(no subject)
And when I told my therapist all this, she just looked at me and said, “and yet you’re still here.”
Like. That anxious, that many physical symptoms, feeling that sick - and I still showed up. I still came to the appointment. Even though I hate being on video. Even though every fibre of my body was screaming nope-nope-nope.
She was genuinely proud of me. She said so many people don’t make it to therapy at all because the anxiety walls them off before they get there. And I just… cried. Because I was sitting there saying how much I hated all of this, how miserable and scary it feels, but also that I knew I could get past it again. I’ve done it before. I can do it again. Even when it feels impossible.
We talked a lot about how many “micro-tasks” actually make up a single win - and how fast the brain erases them. Like we say, “yeah, I went to work today,” but we don’t acknowledge the twenty-seven terrifying steps inside that.
Like:
- waking up, feeling dread punch you in the stomach
- choosing not to call in sick
- untangling yourself from blankets that suddenly feel like the only safe place on earth
- dragging yourself upright, grounding through dizziness
- dealing with the whole stomach situation
- brushing teeth with shaky hands
- picking clothes (harder than astrophysics)
- eating something, taking meds, checking the time
- finding your keys/phone/badge like you’re completing a quest
- putting on shoes (its own battle)
- opening the front door even though anxiety wants you barricaded inside
- locking up and then immediately worrying you didn’t lock up
- getting to the car
- sitting there thinking “I could just… not go”
- starting the engine anyway
- navigating traffic, roundabouts, other drivers, all while barely holding it together
- parking, getting out, walking into the building
- pretending to be a functional human despite your brain being a screeching smoke alarm
And then you do your job. And you come home. And your brain still goes: “yeah, regular day.”
When really you climbed a mountain before 9am.

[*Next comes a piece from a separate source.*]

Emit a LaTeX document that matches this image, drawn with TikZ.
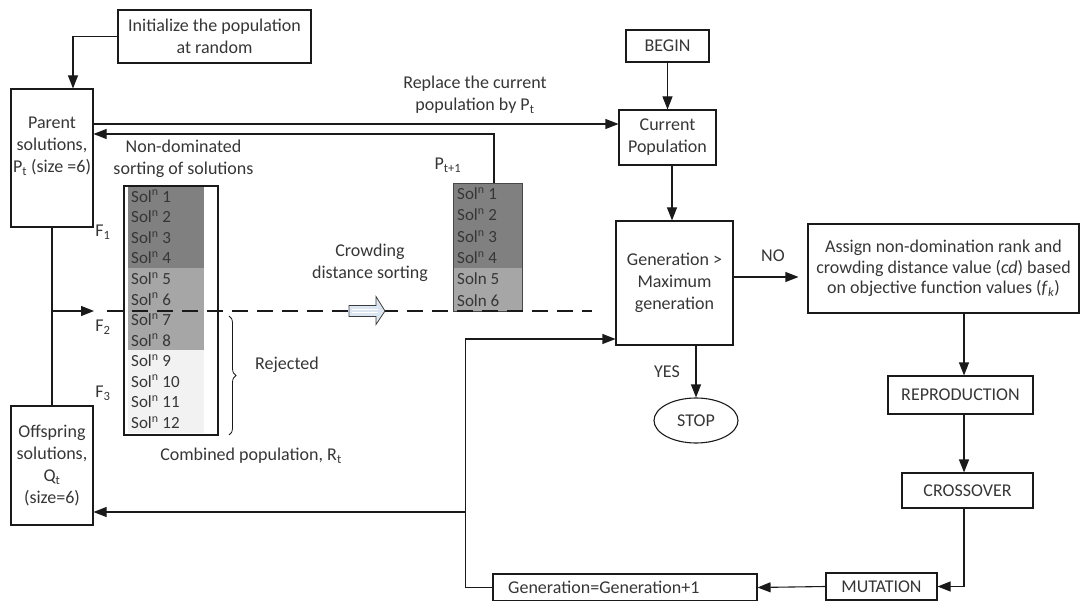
\documentclass[tikz,border=0pt]{standalone}
\usepackage{fontspec}
\setmainfont{Carlito}
\usetikzlibrary{arrows.meta,shapes.geometric,shapes.arrows,decorations.pathreplacing,calc}
\definecolor{txt}{HTML}{363636}
\definecolor{ln}{HTML}{1A1A1A}
\definecolor{fone}{HTML}{808080}
\definecolor{ftwo}{HTML}{A6A6A6}
\definecolor{fthree}{HTML}{F2F2F2}
\definecolor{blk}{HTML}{DCE6F2}
\begin{document}
\begin{tikzpicture}[x=1pt,y=-1pt,
  font=\fontsize{18}{22}\selectfont, text=txt,
  box/.style={draw=ln, line width=1.1pt, inner sep=0pt, align=center},
  lbl/.style={inner sep=0pt, align=center},
  solrow/.style={inner sep=0pt, anchor=west, font=\fontsize{17}{20}\selectfont},
  arr/.style={draw=ln, line width=1.1pt, -{Triangle[length=13pt,width=10pt]}},
  conn/.style={draw=ln, line width=1.1pt},
  dashline/.style={draw=ln, line width=1.1pt, dash pattern=on 16pt off 9pt}]
\useasboundingbox (0,0) rectangle (1081,601);

% ---------- left side boxes ----------
\node[box, minimum width=193pt, minimum height=53pt] (init) at (214.5,36.5) {Initialize the population\\at random};
\node[box, minimum width=82pt, minimum height=138pt] (parent) at (52,158) {};
\node[lbl] (parenttxt) at (52,146) {Parent\\solutions,\\P\textsubscript{t} (size =6)};
\node[box, minimum width=82pt, minimum height=119pt] (off) at (52,465.5) {};
\node[lbl] (offtxt) at (52,466) {Offspring\\solutions,\\Q\textsubscript{t}\\(size=6)};

% ---------- combined population R_t ----------
\foreach \i in {1,...,12}{
  \pgfmathsetmacro{\ytop}{186+(\i-1)*20.55}
  \pgfmathsetmacro{\ymid}{\ytop+10.3}
  \pgfmathsetmacro{\ybot}{\ytop+20.6}
  \ifnum\i<5 \def\fc{fone}\else\ifnum\i<9 \def\fc{ftwo}\else\def\fc{fthree}\fi\fi
  \fill[\fc] (128,\ytop) rectangle (204,\ybot);
  \node[solrow] (r\i) at (131,\ymid) {Sol\textsuperscript{n} \i};
}
\node[draw=ln, line width=1.1pt, inner sep=0pt, minimum width=94pt, minimum height=249pt] (rt) at (171,310.5) {};

\node[lbl] (f1) at (103,232) {F\textsubscript{1}};
\node[lbl] (f2) at (103,327) {F\textsubscript{2}};
\node[lbl] (f3) at (103,393) {F\textsubscript{3}};
\draw[conn, line width=0.8pt, decorate, decoration={brace, amplitude=7pt}] (229,316) -- (229,435);
\node[lbl] (rej) at (287,365) {Rejected};
\node[lbl] (nds) at (183.5,159) {Non-dominated\\sorting of solutions};
\node[lbl] (comb) at (251,456) {Combined population, R\textsubscript{t}};

% ---------- P_{t+1} ----------
\fill[fone] (453,183) rectangle (522,268.3);
\fill[ftwo] (453,268.3) rectangle (522,311);
\node[draw=ln!80, line width=0.7pt, inner sep=0pt, minimum width=69pt, minimum height=128pt] (pt1box) at (487.5,247) {};
\foreach \i in {1,...,4}{
  \pgfmathsetmacro{\yp}{183+(\i-0.5)*21.33}
  \node[solrow] (p\i) at (457,\yp) {Sol\textsuperscript{n} \i};
}
\node[solrow] (p5) at (457,279) {Soln 5};
\node[solrow] (p6) at (457,300.3) {Soln 6};
\node[lbl] (pt1) at (448,165) {P\textsubscript{t+1}};
\node[lbl] (crowd) at (370,262.5) {Crowding\\distance sorting};
\node[lbl] (repl) at (475,95) {Replace the current\\population by P\textsubscript{t}};

% ---------- right flow ----------
\node[box, minimum width=83pt, minimum height=32pt] (begin) at (667.5,46) {BEGIN};
\node[box, minimum width=97pt, minimum height=55pt] (cp) at (667.5,137.5) {Current\\Population};
\node[box, minimum width=117pt, minimum height=124pt] (gen) at (674.5,283) {Generation >\\Maximum\\generation};
\node[draw=ln, line width=1.1pt, ellipse, inner sep=0pt, minimum width=84pt, minimum height=45pt] (stop) at (696,420.5) {STOP};
\node[box, minimum width=271pt, minimum height=89pt, font=\fontsize{18}{20.5}\selectfont] (assign) at (943.5,268.5) {Assign non-domination rank and\\crowding distance value (\textit{cd}) based\\on objective function values (\textit{f}\textsubscript{\textit{k}})};
\node[box, minimum width=145pt, minimum height=38pt] (repro) at (960.5,395) {REPRODUCTION};
\node[box, minimum width=131pt, minimum height=35pt] (cross) at (967.5,490.5) {CROSSOVER};
\node[box, minimum width=111pt, minimum height=27pt] (mut) at (881.5,586.5) {MUTATION};
\node[box, minimum width=264pt, minimum height=27pt] (genp) at (625,587.5) {};
\node[lbl, anchor=west] (genptxt) at (508,587) {Generation=Generation+1};
\node[lbl] (no) at (773,256) {NO};
\node[lbl] (yes) at (667,372) {YES};

% ---------- connectors ----------
\draw[arr] (init.west) -| ([xshift=21pt]parent.north);
\draw[arr] ([yshift=34pt]parent.east) -- ([yshift=34pt]parent.east -| cp.west);
\draw[arr] ([xshift=6.5pt]pt1box.north) |- ([yshift=24pt]parent.east);
\draw[conn] (parent.south) -- (off.north);
\coordinate (j1) at (52,311);
\coordinate (atip) at (94,311);
\coordinate (dstart) at (107,311);
\coordinate (dend) at (592,311);
\draw[arr] (j1) -- (atip);
\draw[dashline] (dstart) -- (dend);
% block (hollow) arrow for crowding distance sorting
\filldraw[fill=blk, draw=ln!85, line width=0.8pt]
  (349,305.5) -- (376,305.5) -- (376,296.5) -- (385,311) -- (376,324.5) -- (376,316.5) -- (349,316.5) -- cycle;
\draw[white, line width=1.2pt] (352,309.5) -- (378,309.5);
\draw[white, line width=1.2pt] (352,312.5) -- (378,312.5);

\draw[arr] (begin) -- (cp);
\draw[arr] ([xshift=4.5pt]cp.south) -- ([xshift=4.5pt]cp.south |- gen.north);
\draw[arr] ([yshift=6pt]gen.east) -- ([yshift=6pt,xshift=-9pt]gen.east -| assign.west);
\draw[arr] ([xshift=21.5pt]gen.south) -- ([xshift=21.5pt]gen.south |- stop.north);
\draw[arr] ([xshift=20.5pt]assign.south) -- ([xshift=20.5pt]assign.south |- repro.north);
\draw[arr] ([xshift=3.5pt]repro.south) -- ([xshift=3.5pt]repro.south |- cross.north);
\draw[arr] ([xshift=-3.5pt]cross.south) |- (mut.east);
\draw[arr] (mut.west) -- (genp.east);
\draw[arr] (genp.west) -- ++(-27,0) |- ([yshift=-56pt]gen.west);
\coordinate (j2) at (466,512);
\draw[arr] (j2) -- (j2 -| off.east);
\end{tikzpicture}
\end{document}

So we talked through treatment options. Weighed up a wellbeing course vs one-to-one exposure therapy. In the end, we decided to start with a remote 6-week wellbeing course - 2 hours a week, each session covering a theme (anxiety, low mood, sleep, self-esteem, self-identity). She said - and I agree - that while anxiety & agoraphobia are the headline problem right now, I’m actually struggling with all of the things the course touches on. So hopefully it’ll lift the baseline a bit before we dive into exposure therapy.
(Also, neither of us particularly wanted to start exposure therapy during Christmas. Sensible boundaries.)
The only downside: the course doesn’t start until the end of January :/
So… now we wait. And I try to remember that even when my stomach is imploding and my brain is screaming and I feel like a raw nerve with legs — I’m still doing the thing. I’m still showing up. I’m still here.